Despite his criticism, Kannan believes Kerala will not “go the Bengal way,” partly because the state is historically accustomed to the cohabitation of religious communities and has a secular-minded, modern young generation.
In Kerala, the Left places great faith in its expansive welfare architecture, which reaches nearly one crore people—roughly 45 per cent of the electorate—and, they believe, provides a dependable cushion against political turbulence. Critics, however, argue that this confidence borders on wilful blindness to the economic and environmental consequences of the neoliberal policies the government is now pursuing.

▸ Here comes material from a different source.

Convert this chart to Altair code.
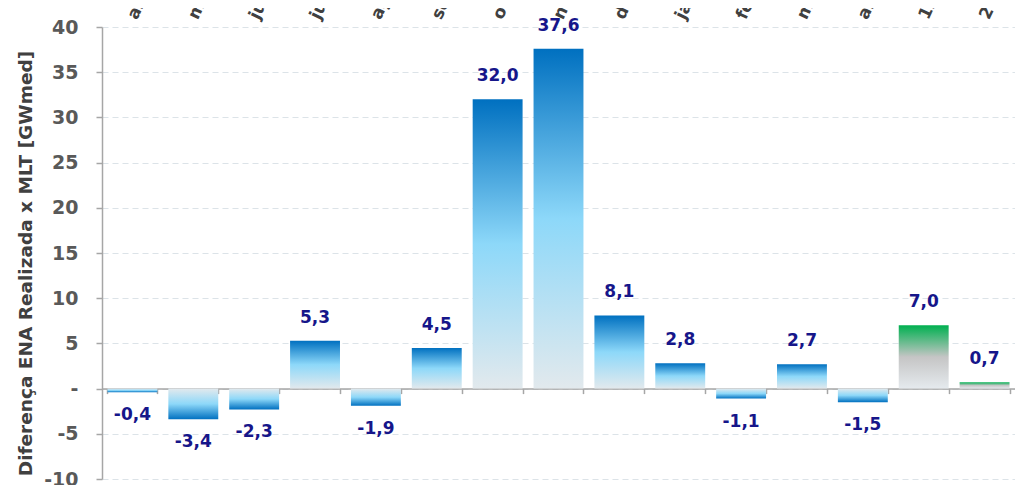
import altair as alt
import pandas as pd

categories = ["abr-24", "mai-24", "jun-24", "jul-24", "ago-24", "set-24", "out-24",
              "nov-24", "dez-24", "jan-25", "fev-25", "mar-25", "abr-25",
              "12 a 18/mai", "2ª sem/mai"]
values = [-0.4, -3.4, -2.3, 5.3, -1.9, 4.5, 32.0, 37.6, 8.1, 2.8, -1.1, 2.7, -1.5, 7.0, 0.7]
kinds = ["blue"] * 13 + ["green"] * 2

df = pd.DataFrame({"cat": categories, "v": values, "kind": kinds})
df["label"] = [f"{v:.1f}".replace(".", ",") for v in values]

Y_MIN, Y_MAX = -10, 40
H = 452
W = 913
FONT = "DejaVu Sans"

yscale = alt.Scale(domain=[Y_MIN, Y_MAX], nice=False, zero=False)
xscale = alt.Scale(paddingInner=0.18, domain=categories)

def grad(stops, flip=False):
    return alt.Gradient(
        gradient="linear",
        stops=[alt.GradientStop(offset=o, color=c) for o, c in stops],
        x1=0, x2=0, y1=1 if flip else 0, y2=0 if flip else 1,
    )

blue_stops = [(0, "#0070C0"), (0.5, "#8DD8F9"), (1, "#E2E9ED")]
green_stops = [(0, "#00B050"), (0.5, "#C5C5C5"), (1, "#E5EAEE")]

x_top = alt.X("cat:N", sort=categories, scale=xscale, title=None,
              axis=alt.Axis(orient="top", labelAngle=-65, labelAlign="left",
                            labelBaseline="middle", ticks=False, domain=False,
                            labelPadding=9, grid=False, labelFont=FONT,
                            labelFontWeight="bold", labelFontSize=17,
                            labelColor="#404040"))
x_zero = alt.X("cat:N", sort=categories, scale=xscale, title=None,
               axis=alt.Axis(orient="bottom", offset=-(0 - Y_MIN) / (Y_MAX - Y_MIN) * H,
                             labels=False, ticks=True, tickSize=5, tickColor="#A6A6A6",
                             tickWidth=1.5, domainColor="#A6A6A6", domainWidth=1.5,
                             tickBand="extent", grid=False))
x_none = alt.X("cat:N", sort=categories, scale=xscale, axis=None)

y_axis_def = alt.Axis(values=list(range(Y_MIN, Y_MAX + 1, 5)),
                      labelExpr="datum.value == 0 ? '-' : (datum.value < 0 ? '-' + abs(datum.value) : '' + datum.value)",
                      orient="left",
                      domainColor="#A6A6A6", domainWidth=1.5,
                      tickColor="#A6A6A6", tickWidth=1.5, tickSize=6,
                      grid=True,
                      gridColor="#DCE3E8", gridDash=[6, 4], gridWidth=1.2,
                      labelPadding=18, labelFont=FONT, labelFontWeight="bold",
                      labelFontSize=19, labelColor="#595959",
                      titleFont=FONT, titleFontWeight="bold", titleFontSize=18.5,
                      titleColor="#404040", titlePadding=8, titleY=H / 2 + 10)
y_enc = alt.Y("v:Q", scale=yscale, title="Diferença ENA Realizada x MLT [GWmed]",
              axis=y_axis_def)

base = alt.Chart(df)

pos_blue = base.transform_filter("datum.kind == 'blue' && datum.v >= 0").mark_bar(
    color=grad(blue_stops)).encode(x=x_top, y=y_enc, y2=alt.datum(0))
neg_blue = base.transform_filter("datum.kind == 'blue' && datum.v < 0").mark_bar(
    color=grad(blue_stops, flip=True)).encode(x=x_zero, y=y_enc, y2=alt.datum(0))
green = base.transform_filter("datum.kind == 'green'").mark_bar(
    color=grad(green_stops)).encode(x=x_none, y=y_enc, y2=alt.datum(0))

txt_kw = dict(font=FONT, fontWeight="bold", fontSize=17, color="#16168A",
              baseline="middle", align="center")
pos_txt = base.transform_filter("datum.v >= 0").mark_text(dy=-23, **txt_kw).encode(
    x=x_none, y=y_enc, text="label:N")
neg_txt = base.transform_filter("datum.v < 0").mark_text(dy=23, **txt_kw).encode(
    x=x_none, y=y_enc, text="label:N")

chart = alt.layer(pos_blue, neg_blue, green, pos_txt, neg_txt).resolve_axis(
    x="independent", y="shared").properties(
    width=W, height=H,
    autosize=alt.AutoSizeParams(type="none"),
    padding={"left": 94, "top": 19, "right": 0, "bottom": 6},
).configure_view(stroke=None)

chart.save("out.html", embed_options={"renderer": "svg", "actions": False})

Even with its policy recalibration, the Kerala Left does not publicly identify itself as a “new” or “reinvented” Left—labels some academics associated with the government readily use. Party leaders insist that their approach to private capital has been consistent since the first communist ministry under E. M. S. Namboodiripad. They point to EMS’s invitation to the Birlas to set up a rayon factory in Kerala as evidence. “The party never had illusions about resisting private capital while operating within a federal structure dominated by the bourgeoisie. But to connect with the aspirations of the youth, redundant slogans must be updated,” a senior leader says, requesting anonymity.
CPIM politburo member Muhammad Salim firmly rejects the notion of a distinct Kerala model or a reinvented Left. “There is no separate approach for Kerala. Our party has well-thought-out policies, and every unit functions accordingly. The relevant units determine the best way to implement these policies. In Bengal, we erred in some areas, and we have reviewed and accepted where we went wrong. That is history now. In Bengal, we are on a revival path; in Kerala, we are consolidating our position,” he tells Outlook.
The denials notwithstanding, the shift in the Kerala Left’s approach is unmistakable. The Bengal debacle may have served as a catalyst, prompting the party to discard some of the “obstinate” policies it clung to for decades. For the pro-growth and pro-capital section within the CPI(M), pragmatism—not rigid ideology—is now seen as the key to political relevance and survival.